It’s been one heck of a year. Almost one year ago our crisis year began. From Brexit to Trump to Brazil this past year has been one unexpected event after another. How can a reasonable person invest through such chaos? If we look more closely, you’ll see there’s a way.
The first headline crisis of the past year was the Brexit news on the morning of June 25th. In a countrywide popular vote the UK opted to leave the European Union. This was a shocker, undoing 60 years of diplomatic and political efforts. There was virtually no exit plan. Markets responded by plunging, except for gold and US Treasury bonds, which soared. One week later markets adjusted back to pre-Brexit levels. It was almost as if it never happened from a portfolio point of view.

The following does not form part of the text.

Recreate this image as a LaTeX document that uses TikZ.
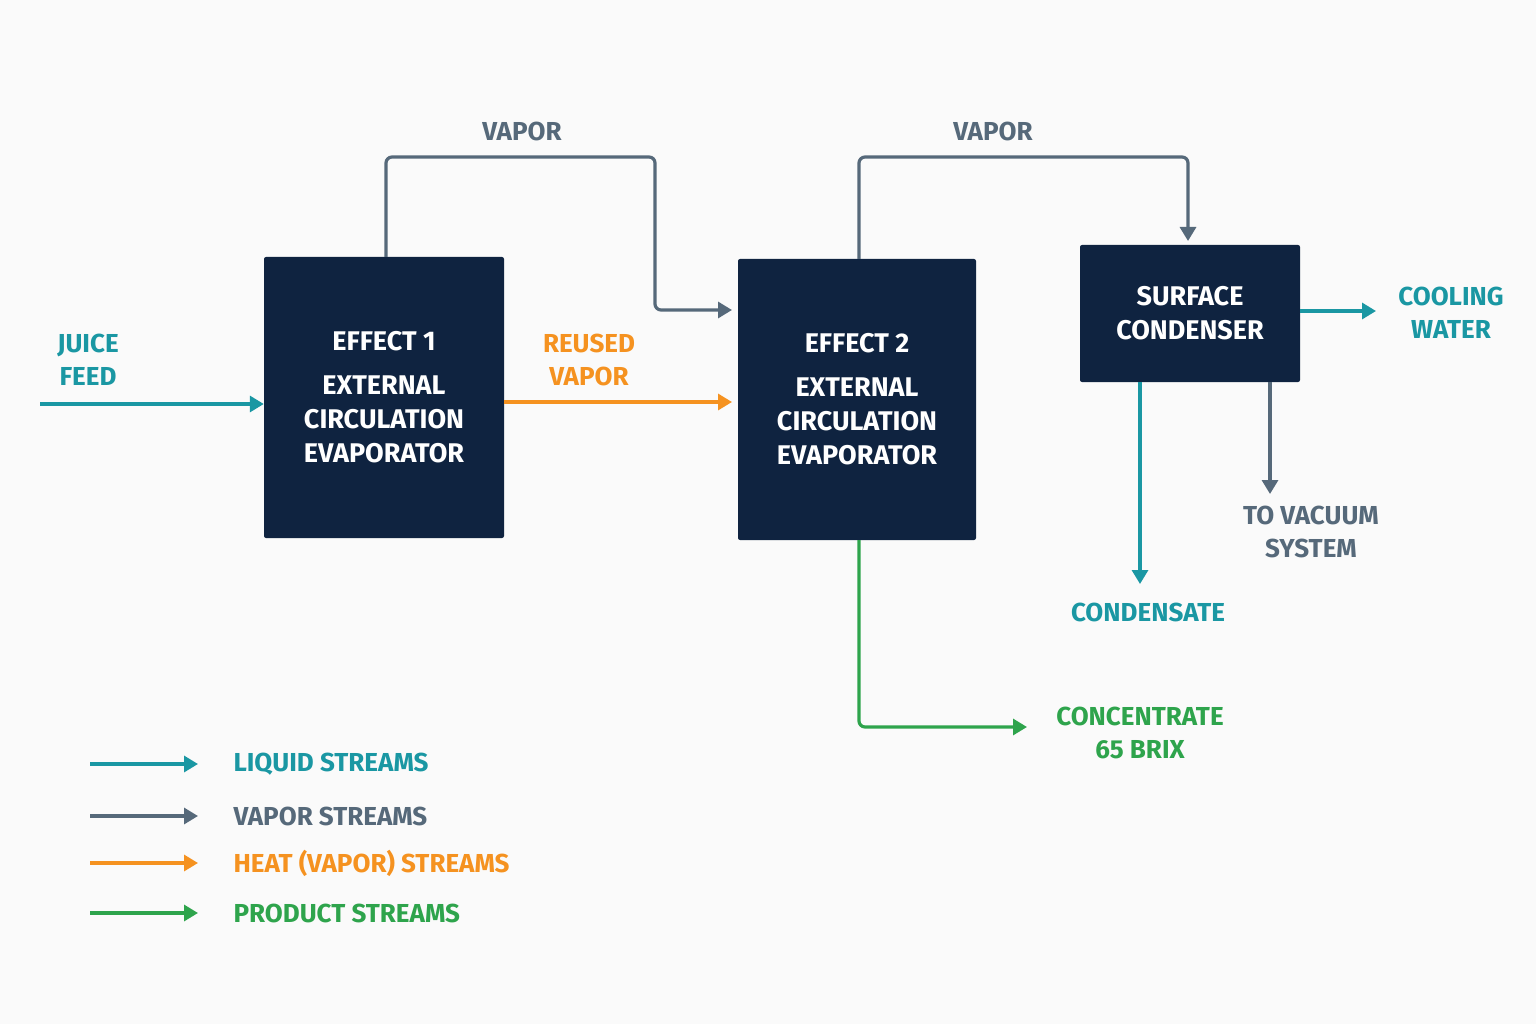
\documentclass[tikz,border=0pt]{standalone}
\usepackage{fontspec}
\setmainfont{Fira Sans}
\usetikzlibrary{arrows.meta}
\definecolor{navy}{HTML}{0F2340}
\definecolor{teal}{HTML}{1A97A3}
\definecolor{vgray}{HTML}{56697A}
\definecolor{orng}{HTML}{F59220}
\definecolor{grn}{HTML}{2EA44C}
\begin{document}
\begin{tikzpicture}[x=1pt,y=-1pt,
  box/.style={fill=navy,rounded corners=2pt,text=white,font=\fontsize{27}{34}\selectfont\bfseries,align=center,inner sep=0},
  lbl/.style={font=\fontsize{26}{33}\selectfont\bfseries,align=center},
  ln/.style={line width=3.2pt,rounded corners=6pt,-{Triangle[length=14pt,width=16pt]}},
  liq/.style={ln,draw=teal},vap/.style={ln,draw=vgray},ht/.style={ln,draw=orng},prd/.style={ln,draw=grn}]
\fill[fill={rgb,255:red,250;green,250;blue,250}] (0,0) rectangle (1536,1024);
\node[box,minimum width=240pt,minimum height=281pt] (e1) at (384,397.5) {EFFECT 1\\[10pt]EXTERNAL\\CIRCULATION\\EVAPORATOR};
\node[box,minimum width=238pt,minimum height=281pt] (e2) at (857,399.5) {EFFECT 2\\[10pt]EXTERNAL\\CIRCULATION\\EVAPORATOR};
\node[box,minimum width=220pt,minimum height=137pt] (sc) at (1190,313.5) {SURFACE\\CONDENSER};
\coordinate (jf) at (40,404);
\coordinate (v1) at (386,257);
\coordinate (v2) at (859,259);
\coordinate (cwE) at (1376,311);
\coordinate (cdE) at (1140,584);
\coordinate (vsE) at (1270,494);
\coordinate (ccE) at (1027,727);
\node[lbl,text=teal] (jfl) at (88,360) {JUICE\\FEED};
\node[lbl,text=orng] (rvl) at (589,360) {REUSED\\VAPOR};
\node[lbl,text=vgray] (vl1) at (522,131) {VAPOR};
\node[lbl,text=vgray] (vl2) at (993,131) {VAPOR};
\node[lbl,text=teal] (cwl) at (1451,313) {COOLING\\WATER};
\node[lbl,text=teal] (cdl) at (1148,612) {CONDENSATE};
\node[lbl,text=vgray] (vsl) at (1311,532) {TO VACUUM\\SYSTEM};
\node[lbl,text=grn] (ccl) at (1140,733) {CONCENTRATE\\65 BRIX};
\draw[liq] (jf) -- (e1.west |- jf);
\draw[ht] (e1.east |- 0,402) -- (732,402);
\draw[vap] (v1) -- (386,157) -- (655,157) -- (655,310) -- (732,310);
\draw[vap] (v2) -- (859,157) -- (1188,157) -- (1188,241);
\draw[liq] (sc.east |- cwE) -- (cwE);
\draw[liq] (sc.south -| cdE) -- (cdE);
\draw[vap] (sc.south -| vsE) -- (vsE);
\draw[prd] (e2.south -| 859,0) -- (859,727) -- (ccE);
\foreach \y/\s/\t in {764/liq/LIQUID STREAMS,816/vap/VAPOR STREAMS,863/ht/HEAT (VAPOR) STREAMS,913/prd/PRODUCT STREAMS}{
  \coordinate (a\y) at (90,\y); \coordinate (b\y) at (198,\y);
  \draw[\s] (a\y) -- (b\y);
}
\node[lbl,text=teal,anchor=west] (lg1) at (230,764) {LIQUID STREAMS};
\node[lbl,text=vgray,anchor=west] (lg2) at (230,816) {VAPOR STREAMS};
\node[lbl,text=orng,anchor=west] (lg3) at (230,863) {HEAT (VAPOR) STREAMS};
\node[lbl,text=grn,anchor=west] (lg4) at (230,913) {PRODUCT STREAMS};
\end{tikzpicture}
\end{document}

The second, media-fueled crisis, was the night of November 8th, when it became clear that Donald Trump would be the next president of the United States. Another shocker that contradicted prior polling, another sharp market response. This time, markets adjusted overnight and by morning it was as if it had never happened from a portfolio point of view.
Add to the crisis list these chaotic and confounding days: Inauguration Day on January 20th. The First 100 Days on April 30th. The head of the FBI is fired in May. The US pulls out of the Paris Climate Agreement in June. By the end of this week there will be two more potential Crisis Days, the election days in the UK and France.
What do these crises have in common? After brief, unsettling market swings, there is almost no lasting investment, market or portfolio impact. Markets react less and less with each crisis until they don’t react at all. Crisis investment fatigue quickly sets in. Fatigue may appear to solve the investment problem when the cycle begins again, spoiling careful investment plans. The media, the news, and the timing upset smart strategies.
Let’s be clear, I have just been talking about the investment impact of big, sudden and unexpected changes in the status quo. The personal impact can be quite different. For example, my friend’s daughter may have to leave the UK because of Brexit. The Paris Accord withdrawal has been felt as a disaster for one of my investment pro friends; he’s fighting back. Another investment friend is leaving private practice to join the Administration.
The personal impact can be vastly different than the portfolio impact. That makes sense — market prices are driven by the long-term perspective of millions of buyers and sellers, not how the crisis affects one individual. Markets, we’ve seen, can absorb more short-term static than any single person or family.
Voyaging through crisis is a critical investment advisor skill. Ask your advisor how they learn, grow and stay grounded through investment crises. I do it by remembering and talking about the day I learned something new. I distinctly remember the day portfolio insurance died (1987), the day ETFs were born (1992), the day inflation peaked (1981) and the day I learned about market timing (2008). These landmark moments help me keep things in perspective and accept — if not always embrace — change. Talk to your professional about your crisis investment voyage and what you have learned. You may find that your investment experience improves. That has been our experience when conversations happen.